* **PROBLEM DETAILS**
Using the entries shown below, output the line containing "Output the web", the line containing "with censoring level", and every line between them, exactly. Pictures are omitted.

>> start TASK DATA

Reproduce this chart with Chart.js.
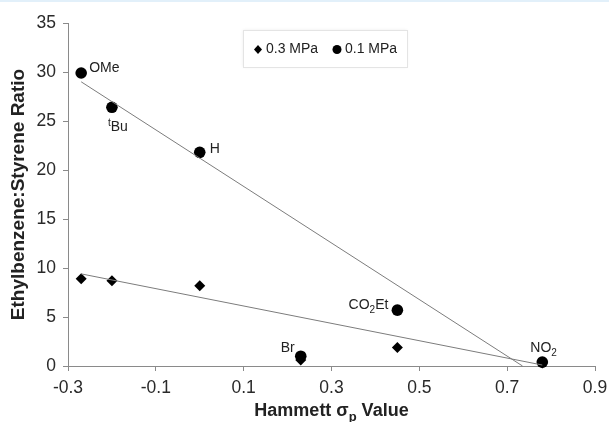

>> end TASK DATA
>> start TASK DATA

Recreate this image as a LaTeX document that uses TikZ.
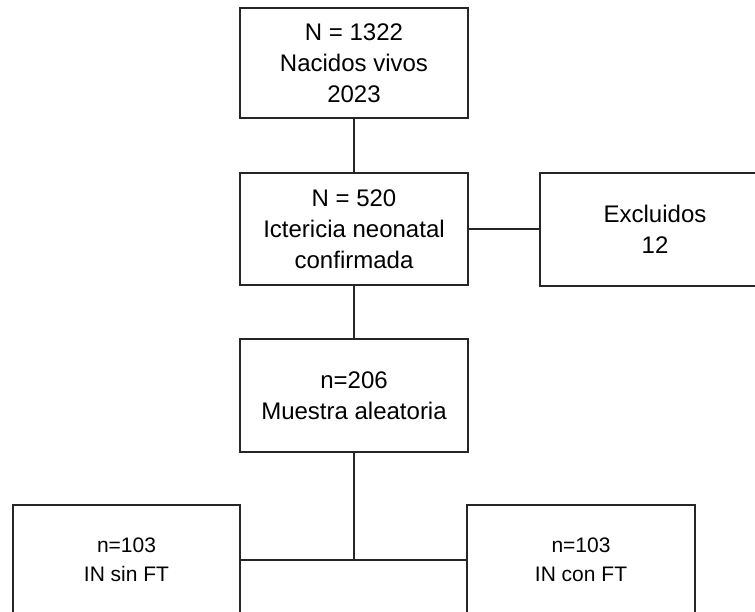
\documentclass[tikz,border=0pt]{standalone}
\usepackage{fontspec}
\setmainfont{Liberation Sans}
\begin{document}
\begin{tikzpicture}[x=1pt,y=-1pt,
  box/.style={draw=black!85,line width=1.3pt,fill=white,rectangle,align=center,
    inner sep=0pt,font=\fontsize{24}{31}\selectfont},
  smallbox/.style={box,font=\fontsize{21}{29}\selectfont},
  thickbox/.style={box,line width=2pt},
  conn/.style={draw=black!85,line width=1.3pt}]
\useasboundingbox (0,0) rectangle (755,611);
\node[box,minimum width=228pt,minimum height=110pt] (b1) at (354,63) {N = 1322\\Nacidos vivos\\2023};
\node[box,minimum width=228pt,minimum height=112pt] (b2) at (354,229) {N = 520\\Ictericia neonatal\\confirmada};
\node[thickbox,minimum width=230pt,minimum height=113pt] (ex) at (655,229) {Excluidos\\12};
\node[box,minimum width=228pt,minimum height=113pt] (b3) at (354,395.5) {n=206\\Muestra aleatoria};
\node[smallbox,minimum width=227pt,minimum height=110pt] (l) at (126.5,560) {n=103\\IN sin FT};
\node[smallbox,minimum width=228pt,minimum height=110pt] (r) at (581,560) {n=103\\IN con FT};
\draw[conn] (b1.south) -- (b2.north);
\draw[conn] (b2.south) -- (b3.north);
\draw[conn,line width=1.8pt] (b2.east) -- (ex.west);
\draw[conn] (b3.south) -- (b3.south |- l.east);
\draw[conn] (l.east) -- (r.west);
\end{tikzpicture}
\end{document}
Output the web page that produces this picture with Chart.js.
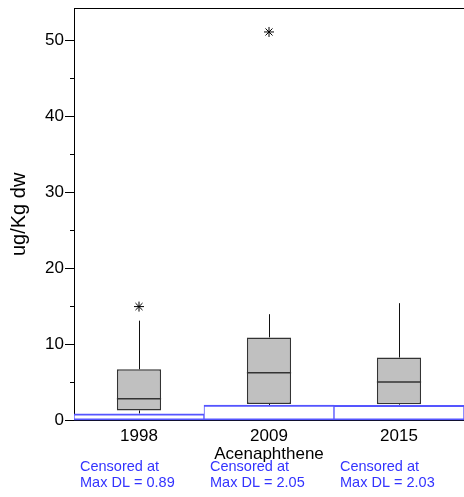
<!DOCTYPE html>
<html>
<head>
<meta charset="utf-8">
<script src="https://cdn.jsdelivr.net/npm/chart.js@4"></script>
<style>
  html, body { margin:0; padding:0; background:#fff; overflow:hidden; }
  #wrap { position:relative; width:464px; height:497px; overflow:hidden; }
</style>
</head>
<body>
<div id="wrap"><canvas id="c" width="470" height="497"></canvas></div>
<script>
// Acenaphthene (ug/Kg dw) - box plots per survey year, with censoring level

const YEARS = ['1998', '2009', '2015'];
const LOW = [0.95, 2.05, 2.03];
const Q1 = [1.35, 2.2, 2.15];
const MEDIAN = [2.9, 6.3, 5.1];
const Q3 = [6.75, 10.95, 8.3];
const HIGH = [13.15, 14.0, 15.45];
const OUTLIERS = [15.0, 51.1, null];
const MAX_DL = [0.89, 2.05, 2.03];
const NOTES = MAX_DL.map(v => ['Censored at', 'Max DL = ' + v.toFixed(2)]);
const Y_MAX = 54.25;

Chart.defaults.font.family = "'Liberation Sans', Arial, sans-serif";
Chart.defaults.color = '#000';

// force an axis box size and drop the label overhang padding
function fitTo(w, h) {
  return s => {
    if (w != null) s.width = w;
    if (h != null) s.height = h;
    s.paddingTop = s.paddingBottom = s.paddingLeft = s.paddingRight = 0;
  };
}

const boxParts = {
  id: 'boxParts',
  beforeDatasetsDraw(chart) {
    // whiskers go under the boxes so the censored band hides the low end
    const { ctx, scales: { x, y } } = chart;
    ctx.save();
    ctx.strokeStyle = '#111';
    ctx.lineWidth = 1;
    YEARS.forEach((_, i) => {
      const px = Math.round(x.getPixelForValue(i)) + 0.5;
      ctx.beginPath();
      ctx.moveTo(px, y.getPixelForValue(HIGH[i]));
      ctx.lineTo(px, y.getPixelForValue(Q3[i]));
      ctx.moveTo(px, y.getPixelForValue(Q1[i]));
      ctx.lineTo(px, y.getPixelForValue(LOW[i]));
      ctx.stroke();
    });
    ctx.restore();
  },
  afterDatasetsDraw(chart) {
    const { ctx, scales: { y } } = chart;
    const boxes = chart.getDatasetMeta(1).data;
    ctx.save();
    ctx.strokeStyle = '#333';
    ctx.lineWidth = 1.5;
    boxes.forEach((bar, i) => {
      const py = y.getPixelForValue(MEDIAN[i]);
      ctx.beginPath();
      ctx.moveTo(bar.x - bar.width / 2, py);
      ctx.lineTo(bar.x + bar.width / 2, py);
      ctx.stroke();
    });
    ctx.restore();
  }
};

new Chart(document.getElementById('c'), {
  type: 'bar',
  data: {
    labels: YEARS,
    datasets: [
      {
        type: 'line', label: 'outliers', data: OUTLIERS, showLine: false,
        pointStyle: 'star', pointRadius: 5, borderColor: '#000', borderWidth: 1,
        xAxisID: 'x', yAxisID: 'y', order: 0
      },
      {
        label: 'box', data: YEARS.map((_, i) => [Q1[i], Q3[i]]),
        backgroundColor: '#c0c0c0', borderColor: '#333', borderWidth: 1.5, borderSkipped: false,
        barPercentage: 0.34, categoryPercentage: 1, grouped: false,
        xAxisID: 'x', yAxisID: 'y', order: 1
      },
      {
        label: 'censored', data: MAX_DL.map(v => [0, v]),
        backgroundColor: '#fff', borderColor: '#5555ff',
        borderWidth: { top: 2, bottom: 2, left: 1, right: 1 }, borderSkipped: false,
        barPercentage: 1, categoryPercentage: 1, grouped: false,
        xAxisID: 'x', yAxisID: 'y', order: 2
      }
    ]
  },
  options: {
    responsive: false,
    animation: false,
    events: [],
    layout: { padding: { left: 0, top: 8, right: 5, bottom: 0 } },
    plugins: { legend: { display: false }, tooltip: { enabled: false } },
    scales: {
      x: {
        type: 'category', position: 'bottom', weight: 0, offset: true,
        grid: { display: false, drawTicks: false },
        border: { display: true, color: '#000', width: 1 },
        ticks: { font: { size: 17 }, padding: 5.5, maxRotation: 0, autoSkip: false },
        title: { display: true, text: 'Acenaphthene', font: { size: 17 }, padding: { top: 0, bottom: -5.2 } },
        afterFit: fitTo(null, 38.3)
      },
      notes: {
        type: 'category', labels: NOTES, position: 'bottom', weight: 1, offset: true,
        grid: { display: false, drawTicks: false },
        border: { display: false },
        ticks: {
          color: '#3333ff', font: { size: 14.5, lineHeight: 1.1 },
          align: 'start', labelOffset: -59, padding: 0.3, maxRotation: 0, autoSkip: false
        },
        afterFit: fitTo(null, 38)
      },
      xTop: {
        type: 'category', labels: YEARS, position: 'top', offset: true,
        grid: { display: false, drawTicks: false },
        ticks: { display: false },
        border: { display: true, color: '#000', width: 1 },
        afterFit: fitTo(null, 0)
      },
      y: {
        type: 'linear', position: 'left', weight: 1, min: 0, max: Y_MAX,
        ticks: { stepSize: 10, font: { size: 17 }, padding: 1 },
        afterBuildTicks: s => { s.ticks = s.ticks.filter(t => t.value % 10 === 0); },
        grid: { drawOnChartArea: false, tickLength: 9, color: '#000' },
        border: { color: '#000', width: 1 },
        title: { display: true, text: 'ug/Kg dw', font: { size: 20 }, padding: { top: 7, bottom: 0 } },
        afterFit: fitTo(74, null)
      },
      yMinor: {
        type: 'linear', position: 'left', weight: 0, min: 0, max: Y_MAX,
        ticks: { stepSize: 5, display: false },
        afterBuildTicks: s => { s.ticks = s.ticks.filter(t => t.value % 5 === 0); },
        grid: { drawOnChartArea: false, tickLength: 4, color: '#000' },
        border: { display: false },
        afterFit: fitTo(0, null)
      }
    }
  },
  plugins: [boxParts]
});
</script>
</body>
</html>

>> end TASK DATA

* **THE ANSWER**
Output the web page that produces this picture with Chart.js.
<!DOCTYPE html>
<html>
<head>
<meta charset="utf-8">
<script src="https://cdn.jsdelivr.net/npm/chart.js@4"></script>
<style>
  html, body { margin:0; padding:0; background:#fff; overflow:hidden; }
  #wrap { position:relative; width:464px; height:497px; overflow:hidden; }
</style>
</head>
<body>
<div id="wrap"><canvas id="c" width="470" height="497"></canvas></div>
<script>
// Acenaphthene (ug/Kg dw) - box plots per survey year, with censoring level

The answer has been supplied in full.